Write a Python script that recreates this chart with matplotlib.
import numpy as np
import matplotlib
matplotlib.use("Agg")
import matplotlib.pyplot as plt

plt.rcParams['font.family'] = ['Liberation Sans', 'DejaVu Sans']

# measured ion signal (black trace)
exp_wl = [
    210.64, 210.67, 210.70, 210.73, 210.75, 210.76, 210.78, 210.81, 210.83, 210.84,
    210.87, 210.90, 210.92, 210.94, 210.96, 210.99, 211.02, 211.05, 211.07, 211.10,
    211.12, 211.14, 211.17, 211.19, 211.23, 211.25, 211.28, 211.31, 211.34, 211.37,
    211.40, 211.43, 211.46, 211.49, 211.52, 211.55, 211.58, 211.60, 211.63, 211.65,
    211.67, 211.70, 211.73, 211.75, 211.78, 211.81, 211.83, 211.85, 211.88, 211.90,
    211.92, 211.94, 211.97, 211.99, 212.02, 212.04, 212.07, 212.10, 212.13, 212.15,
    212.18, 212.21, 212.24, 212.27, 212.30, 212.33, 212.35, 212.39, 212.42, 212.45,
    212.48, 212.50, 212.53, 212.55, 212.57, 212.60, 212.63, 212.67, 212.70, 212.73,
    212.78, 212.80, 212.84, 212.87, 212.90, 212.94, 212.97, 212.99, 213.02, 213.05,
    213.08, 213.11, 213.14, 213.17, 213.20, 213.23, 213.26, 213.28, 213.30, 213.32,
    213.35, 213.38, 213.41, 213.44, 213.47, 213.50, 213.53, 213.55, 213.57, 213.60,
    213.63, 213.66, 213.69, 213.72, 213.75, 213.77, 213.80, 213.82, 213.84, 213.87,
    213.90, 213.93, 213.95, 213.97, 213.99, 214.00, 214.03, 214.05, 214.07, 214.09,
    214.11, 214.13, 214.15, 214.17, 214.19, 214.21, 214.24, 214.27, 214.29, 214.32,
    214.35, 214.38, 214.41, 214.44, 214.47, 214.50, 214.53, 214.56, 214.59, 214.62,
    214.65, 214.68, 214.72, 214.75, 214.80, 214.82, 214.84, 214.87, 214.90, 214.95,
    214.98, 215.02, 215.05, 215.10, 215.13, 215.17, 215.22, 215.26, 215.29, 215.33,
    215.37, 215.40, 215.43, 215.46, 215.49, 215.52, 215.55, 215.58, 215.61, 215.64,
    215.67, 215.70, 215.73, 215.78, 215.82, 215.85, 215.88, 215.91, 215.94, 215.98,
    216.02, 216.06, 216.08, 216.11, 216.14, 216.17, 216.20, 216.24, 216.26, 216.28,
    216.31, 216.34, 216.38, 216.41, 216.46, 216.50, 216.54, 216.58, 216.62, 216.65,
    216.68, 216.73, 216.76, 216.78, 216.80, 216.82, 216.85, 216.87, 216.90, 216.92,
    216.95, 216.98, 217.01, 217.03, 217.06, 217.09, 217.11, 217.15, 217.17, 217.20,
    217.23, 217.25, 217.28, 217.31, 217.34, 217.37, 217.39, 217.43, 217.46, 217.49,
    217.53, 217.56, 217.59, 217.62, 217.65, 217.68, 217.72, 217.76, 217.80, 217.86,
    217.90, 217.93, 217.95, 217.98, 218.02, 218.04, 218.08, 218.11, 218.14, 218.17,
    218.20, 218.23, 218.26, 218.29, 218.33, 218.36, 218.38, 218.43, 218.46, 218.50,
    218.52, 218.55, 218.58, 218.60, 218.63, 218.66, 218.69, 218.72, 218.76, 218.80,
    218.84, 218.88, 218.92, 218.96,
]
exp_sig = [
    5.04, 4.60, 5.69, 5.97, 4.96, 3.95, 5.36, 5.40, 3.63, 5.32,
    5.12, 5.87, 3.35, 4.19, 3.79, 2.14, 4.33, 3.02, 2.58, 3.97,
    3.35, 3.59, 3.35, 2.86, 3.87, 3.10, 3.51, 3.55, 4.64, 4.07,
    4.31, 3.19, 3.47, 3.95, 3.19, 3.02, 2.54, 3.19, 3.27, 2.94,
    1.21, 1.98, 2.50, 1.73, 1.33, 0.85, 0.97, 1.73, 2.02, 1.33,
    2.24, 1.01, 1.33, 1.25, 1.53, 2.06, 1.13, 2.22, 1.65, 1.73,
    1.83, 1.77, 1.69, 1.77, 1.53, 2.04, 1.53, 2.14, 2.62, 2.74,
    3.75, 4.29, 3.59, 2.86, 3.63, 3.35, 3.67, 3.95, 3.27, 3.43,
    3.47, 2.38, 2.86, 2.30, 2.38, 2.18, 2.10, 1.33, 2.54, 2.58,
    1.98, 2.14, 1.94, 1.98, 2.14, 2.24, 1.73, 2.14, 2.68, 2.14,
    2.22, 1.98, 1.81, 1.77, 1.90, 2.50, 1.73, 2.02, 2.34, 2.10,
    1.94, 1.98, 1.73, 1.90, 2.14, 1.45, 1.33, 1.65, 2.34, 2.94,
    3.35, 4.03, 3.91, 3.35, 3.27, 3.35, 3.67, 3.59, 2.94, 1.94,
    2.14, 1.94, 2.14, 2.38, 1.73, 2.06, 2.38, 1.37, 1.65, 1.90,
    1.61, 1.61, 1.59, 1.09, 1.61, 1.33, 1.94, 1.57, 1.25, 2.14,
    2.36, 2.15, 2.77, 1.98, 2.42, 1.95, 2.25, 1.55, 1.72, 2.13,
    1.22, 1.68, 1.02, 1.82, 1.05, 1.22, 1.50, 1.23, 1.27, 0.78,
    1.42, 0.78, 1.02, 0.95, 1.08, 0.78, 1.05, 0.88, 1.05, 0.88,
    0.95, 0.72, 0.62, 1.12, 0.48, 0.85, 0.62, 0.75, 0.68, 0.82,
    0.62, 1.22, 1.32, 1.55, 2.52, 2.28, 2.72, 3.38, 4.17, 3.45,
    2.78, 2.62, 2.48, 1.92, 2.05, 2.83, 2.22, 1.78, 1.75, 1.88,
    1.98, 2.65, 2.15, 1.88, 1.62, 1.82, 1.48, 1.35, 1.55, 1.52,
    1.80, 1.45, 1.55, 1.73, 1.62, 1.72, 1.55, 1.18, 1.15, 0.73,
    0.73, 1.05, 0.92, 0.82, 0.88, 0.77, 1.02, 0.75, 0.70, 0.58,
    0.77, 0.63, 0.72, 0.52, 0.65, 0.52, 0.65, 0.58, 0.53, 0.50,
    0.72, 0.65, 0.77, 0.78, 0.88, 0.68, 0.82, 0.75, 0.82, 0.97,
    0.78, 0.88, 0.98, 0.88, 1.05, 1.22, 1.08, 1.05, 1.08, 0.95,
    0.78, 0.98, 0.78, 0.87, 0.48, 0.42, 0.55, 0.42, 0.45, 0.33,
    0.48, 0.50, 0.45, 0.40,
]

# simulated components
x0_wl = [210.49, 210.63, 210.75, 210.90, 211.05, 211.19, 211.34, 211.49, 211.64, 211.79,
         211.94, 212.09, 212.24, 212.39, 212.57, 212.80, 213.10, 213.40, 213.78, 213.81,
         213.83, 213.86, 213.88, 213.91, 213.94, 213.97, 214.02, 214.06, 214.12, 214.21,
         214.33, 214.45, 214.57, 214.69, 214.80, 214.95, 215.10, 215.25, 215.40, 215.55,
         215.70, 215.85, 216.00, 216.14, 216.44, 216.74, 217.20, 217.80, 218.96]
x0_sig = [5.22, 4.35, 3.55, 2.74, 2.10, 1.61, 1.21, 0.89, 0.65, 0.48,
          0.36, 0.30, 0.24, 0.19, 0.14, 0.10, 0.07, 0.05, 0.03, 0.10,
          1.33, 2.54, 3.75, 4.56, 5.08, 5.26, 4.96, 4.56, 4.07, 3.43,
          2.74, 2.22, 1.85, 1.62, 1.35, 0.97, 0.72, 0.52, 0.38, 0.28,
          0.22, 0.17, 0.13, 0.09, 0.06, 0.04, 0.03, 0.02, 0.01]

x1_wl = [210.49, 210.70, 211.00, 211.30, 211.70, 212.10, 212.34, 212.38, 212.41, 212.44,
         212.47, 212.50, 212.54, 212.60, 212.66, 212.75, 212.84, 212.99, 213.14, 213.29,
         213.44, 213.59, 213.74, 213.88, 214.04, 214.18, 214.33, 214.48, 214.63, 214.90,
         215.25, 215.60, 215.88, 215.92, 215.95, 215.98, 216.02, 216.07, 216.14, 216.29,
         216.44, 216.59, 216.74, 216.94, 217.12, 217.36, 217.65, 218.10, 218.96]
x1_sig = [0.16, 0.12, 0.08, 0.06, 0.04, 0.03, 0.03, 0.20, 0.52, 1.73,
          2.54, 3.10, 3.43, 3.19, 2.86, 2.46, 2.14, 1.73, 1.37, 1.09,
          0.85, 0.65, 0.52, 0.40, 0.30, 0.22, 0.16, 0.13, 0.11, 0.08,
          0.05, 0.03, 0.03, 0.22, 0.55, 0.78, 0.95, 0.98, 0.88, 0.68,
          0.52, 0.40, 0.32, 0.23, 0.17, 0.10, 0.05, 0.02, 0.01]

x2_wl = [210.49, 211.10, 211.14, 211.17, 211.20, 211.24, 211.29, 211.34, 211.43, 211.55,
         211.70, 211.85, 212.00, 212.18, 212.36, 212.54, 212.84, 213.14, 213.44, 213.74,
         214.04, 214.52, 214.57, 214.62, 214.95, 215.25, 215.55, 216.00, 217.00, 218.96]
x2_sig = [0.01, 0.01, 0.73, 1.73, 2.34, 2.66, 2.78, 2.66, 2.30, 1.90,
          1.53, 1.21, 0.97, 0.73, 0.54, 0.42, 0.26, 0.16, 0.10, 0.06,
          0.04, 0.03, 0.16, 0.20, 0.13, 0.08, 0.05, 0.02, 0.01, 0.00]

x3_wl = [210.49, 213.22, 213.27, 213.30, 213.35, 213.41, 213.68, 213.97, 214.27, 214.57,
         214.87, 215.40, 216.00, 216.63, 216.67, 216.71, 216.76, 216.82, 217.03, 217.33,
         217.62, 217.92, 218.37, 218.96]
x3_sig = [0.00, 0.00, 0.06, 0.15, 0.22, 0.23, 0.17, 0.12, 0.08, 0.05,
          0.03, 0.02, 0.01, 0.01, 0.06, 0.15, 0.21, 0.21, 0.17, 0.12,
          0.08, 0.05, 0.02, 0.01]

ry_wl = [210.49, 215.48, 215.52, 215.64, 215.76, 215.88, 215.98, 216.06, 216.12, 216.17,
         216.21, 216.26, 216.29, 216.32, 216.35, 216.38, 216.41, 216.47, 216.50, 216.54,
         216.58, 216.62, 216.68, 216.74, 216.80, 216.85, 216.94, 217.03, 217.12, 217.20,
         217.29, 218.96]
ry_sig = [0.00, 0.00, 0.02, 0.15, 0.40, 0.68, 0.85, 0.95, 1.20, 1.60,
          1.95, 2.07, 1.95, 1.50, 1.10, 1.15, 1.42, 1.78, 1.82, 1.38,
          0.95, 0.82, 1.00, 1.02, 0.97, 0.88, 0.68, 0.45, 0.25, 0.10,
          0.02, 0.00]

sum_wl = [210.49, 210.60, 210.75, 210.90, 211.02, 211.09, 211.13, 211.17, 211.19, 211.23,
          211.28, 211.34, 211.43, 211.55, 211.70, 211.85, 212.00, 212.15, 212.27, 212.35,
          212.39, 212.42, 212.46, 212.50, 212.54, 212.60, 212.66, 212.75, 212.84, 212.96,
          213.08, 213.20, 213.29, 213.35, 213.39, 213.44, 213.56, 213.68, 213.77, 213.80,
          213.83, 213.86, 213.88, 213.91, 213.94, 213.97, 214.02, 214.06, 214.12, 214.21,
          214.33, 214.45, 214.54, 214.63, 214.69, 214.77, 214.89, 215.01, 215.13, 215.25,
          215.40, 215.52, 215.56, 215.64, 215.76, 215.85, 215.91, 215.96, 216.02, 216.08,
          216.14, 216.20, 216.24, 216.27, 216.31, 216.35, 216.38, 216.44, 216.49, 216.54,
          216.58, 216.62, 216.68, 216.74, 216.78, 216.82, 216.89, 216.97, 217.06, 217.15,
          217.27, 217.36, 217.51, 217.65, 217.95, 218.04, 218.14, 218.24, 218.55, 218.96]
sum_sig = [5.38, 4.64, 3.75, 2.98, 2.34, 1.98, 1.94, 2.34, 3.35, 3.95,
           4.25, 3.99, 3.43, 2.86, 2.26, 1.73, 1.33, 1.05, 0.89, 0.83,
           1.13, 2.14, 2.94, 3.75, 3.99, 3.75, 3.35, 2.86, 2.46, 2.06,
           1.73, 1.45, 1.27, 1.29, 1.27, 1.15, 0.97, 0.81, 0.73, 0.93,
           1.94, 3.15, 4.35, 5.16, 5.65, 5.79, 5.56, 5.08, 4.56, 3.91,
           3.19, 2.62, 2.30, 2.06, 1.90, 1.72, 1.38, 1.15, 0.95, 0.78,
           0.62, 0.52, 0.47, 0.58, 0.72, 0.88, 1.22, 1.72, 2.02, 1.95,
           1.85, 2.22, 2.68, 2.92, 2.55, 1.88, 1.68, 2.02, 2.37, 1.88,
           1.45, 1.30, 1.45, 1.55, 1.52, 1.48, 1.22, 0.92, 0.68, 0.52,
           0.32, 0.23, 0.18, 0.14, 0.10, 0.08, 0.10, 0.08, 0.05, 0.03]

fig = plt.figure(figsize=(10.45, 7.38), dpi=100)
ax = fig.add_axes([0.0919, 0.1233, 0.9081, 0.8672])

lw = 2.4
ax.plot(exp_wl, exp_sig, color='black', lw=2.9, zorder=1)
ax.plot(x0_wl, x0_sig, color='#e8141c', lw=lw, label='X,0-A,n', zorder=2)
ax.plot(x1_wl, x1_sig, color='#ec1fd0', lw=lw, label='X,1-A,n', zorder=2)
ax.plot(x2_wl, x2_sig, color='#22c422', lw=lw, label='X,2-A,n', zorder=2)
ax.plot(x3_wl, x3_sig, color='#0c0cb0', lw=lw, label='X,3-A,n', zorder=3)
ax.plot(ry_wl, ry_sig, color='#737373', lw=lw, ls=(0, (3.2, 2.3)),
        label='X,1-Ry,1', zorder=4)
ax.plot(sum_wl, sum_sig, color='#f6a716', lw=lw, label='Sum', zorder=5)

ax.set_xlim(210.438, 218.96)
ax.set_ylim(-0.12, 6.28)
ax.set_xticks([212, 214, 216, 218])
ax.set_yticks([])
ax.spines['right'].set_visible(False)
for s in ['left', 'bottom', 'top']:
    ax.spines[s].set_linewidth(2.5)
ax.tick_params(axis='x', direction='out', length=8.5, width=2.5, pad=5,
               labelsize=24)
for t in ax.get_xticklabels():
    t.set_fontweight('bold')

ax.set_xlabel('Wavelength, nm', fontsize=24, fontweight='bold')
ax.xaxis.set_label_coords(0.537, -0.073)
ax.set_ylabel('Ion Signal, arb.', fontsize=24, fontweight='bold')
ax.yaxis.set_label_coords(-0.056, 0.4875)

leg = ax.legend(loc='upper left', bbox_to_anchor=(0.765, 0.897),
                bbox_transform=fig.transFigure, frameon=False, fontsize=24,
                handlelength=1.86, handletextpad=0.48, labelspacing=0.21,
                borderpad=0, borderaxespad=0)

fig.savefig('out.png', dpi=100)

========================================================================

State how many lines include the string "matplotlib", and nothing more.

§ **Solution for this exercise**: 4